De-Identification Pipeline
A de-identification pipeline is a structured set of automated processes that remove or transform personal identifiers in data to reduce re-identification risk while retaining utility for analysis or secondary use.
Expanded Explanation
1. Technical Function and Core Characteristics
A de-identification pipeline executes a sequence of technical steps that detect, remove, mask, generalize, or otherwise transform direct and indirect identifiers in datasets. It typically implements methods such as pseudonymization, tokenization, generalization, and suppression under defined risk criteria. The pipeline operates according to documented de-identification models, often aligned with regulatory guidance, and aims to balance privacy risk with data usability for statistical or operational purposes.
The pipeline usually includes capabilities for data classification, pattern recognition, and rule-based or model-based detection of quasi-identifiers across structured and unstructured data. It often incorporates metrics for re-identification risk assessment and may apply privacy models such as k-anonymity, l-diversity, t-closeness, or Differential Privacy (DP), depending on regulatory and organizational requirements.
2. Enterprise Usage and Architectural Context
Enterprises use de-identification pipelines to prepare data for analytics, research, model training, and data sharing while meeting privacy laws such as Health Insurance Portability and Accountability Act (HIPAA), General Data Protection Regulation (GDPR), and related sectoral regulations. The pipeline commonly sits between raw data ingestion and downstream consumption layers in data lakes, data warehouses, and analytics platforms. It can operate as a batch process, a streaming component, or a service invoked through APIs within the broader data engineering and governance architecture.
In enterprise architectures, de-identification pipelines integrate with data catalogs, master data management, and access control systems to enforce policies on which attributes to transform and under what conditions. They often log transformations, maintain mapping tables for pseudonyms under controlled access, and support auditability and reproducibility of de-identification decisions for compliance and internal governance.
3. Related or Adjacent Technologies
Related technologies include anonymization tools, privacy-preserving data publishing systems, tokenization services, and encryption platforms that protect data at rest and in transit. While encryption limits access to data, a de-identification pipeline modifies data content itself to reduce identifiability when data is in use. It frequently works alongside Data Loss Prevention (DLP) systems, consent and preference management tools, and privacy-enhancing technologies such as Secure Multi-Party Computation (SMPC), homomorphic encryption, and federated learning to provide layered privacy controls across the data lifecycle.

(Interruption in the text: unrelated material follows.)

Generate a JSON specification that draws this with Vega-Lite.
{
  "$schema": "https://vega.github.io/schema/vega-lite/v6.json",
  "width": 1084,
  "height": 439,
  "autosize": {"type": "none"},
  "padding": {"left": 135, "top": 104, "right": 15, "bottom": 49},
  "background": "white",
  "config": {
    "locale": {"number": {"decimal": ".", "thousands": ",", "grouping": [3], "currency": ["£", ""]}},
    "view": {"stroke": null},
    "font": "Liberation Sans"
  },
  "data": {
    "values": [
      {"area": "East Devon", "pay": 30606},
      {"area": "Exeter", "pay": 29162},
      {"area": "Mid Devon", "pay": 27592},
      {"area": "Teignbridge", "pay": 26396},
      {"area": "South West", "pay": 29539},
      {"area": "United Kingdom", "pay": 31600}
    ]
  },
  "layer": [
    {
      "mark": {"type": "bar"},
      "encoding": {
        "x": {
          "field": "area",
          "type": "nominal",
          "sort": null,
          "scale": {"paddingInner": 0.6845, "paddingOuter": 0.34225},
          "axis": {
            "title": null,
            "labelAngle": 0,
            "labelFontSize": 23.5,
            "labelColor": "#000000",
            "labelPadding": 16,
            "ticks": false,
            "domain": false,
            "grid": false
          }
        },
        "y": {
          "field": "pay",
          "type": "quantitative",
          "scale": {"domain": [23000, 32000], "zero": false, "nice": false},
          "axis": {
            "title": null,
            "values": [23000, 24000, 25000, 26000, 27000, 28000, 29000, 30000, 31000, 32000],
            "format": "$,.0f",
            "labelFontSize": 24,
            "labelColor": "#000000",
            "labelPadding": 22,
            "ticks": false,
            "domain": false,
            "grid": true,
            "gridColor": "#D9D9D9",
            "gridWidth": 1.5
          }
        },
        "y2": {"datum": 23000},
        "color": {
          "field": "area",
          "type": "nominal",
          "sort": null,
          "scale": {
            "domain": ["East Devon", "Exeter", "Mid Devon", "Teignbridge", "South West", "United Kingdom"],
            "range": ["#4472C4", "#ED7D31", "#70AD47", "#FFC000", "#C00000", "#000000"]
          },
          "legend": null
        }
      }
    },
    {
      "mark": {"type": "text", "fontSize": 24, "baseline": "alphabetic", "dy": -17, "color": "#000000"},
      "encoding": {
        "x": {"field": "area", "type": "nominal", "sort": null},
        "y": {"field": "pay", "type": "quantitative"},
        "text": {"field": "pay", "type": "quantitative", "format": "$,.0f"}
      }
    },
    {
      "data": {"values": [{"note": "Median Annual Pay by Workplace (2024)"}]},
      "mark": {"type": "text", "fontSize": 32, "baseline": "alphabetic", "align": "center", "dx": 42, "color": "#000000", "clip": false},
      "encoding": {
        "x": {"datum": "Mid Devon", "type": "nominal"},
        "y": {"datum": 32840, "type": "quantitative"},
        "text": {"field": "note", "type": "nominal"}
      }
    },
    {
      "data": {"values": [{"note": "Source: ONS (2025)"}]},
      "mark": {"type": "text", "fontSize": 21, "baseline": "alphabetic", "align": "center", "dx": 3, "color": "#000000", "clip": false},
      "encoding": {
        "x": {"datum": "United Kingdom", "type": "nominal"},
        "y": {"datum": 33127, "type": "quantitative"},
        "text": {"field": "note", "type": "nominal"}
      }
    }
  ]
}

The pipeline may also interoperate with identity and access management, role-based or Attribute-Based Access Control (ABAC), and logging and monitoring solutions to ensure that only authorized users or services can access re-linkable pseudonymized data. In regulated industries, it often aligns with standards and guidelines from organizations such as NIST, ISO, and health or financial regulators on de-identification techniques and risk management.
4. Business and Operational Significance
A de-identification pipeline enables organizations to reuse and share data for analytics, Artificial Intelligence (AI) model development, quality improvement, or external collaborations while complying with privacy and data protection requirements. It supports data monetization, research partnerships, and cross-border data activities by reducing the presence of personal data in distributed datasets. By embedding de-identification as a repeatable, auditable process, enterprises can standardize privacy controls, reduce manual review workloads, and operationalize Privacy by Design (PbD) practices within data engineering workflows.
Operationally, a well-governed de-identification pipeline provides documented rules, parameter settings, and validation procedures that help organizations demonstrate adherence to regulatory de-identification standards. It also supports ongoing risk management by enabling periodic reassessment of re-identification risk, updates to transformation techniques, and alignment with evolving legal and technical guidance on data de-identification.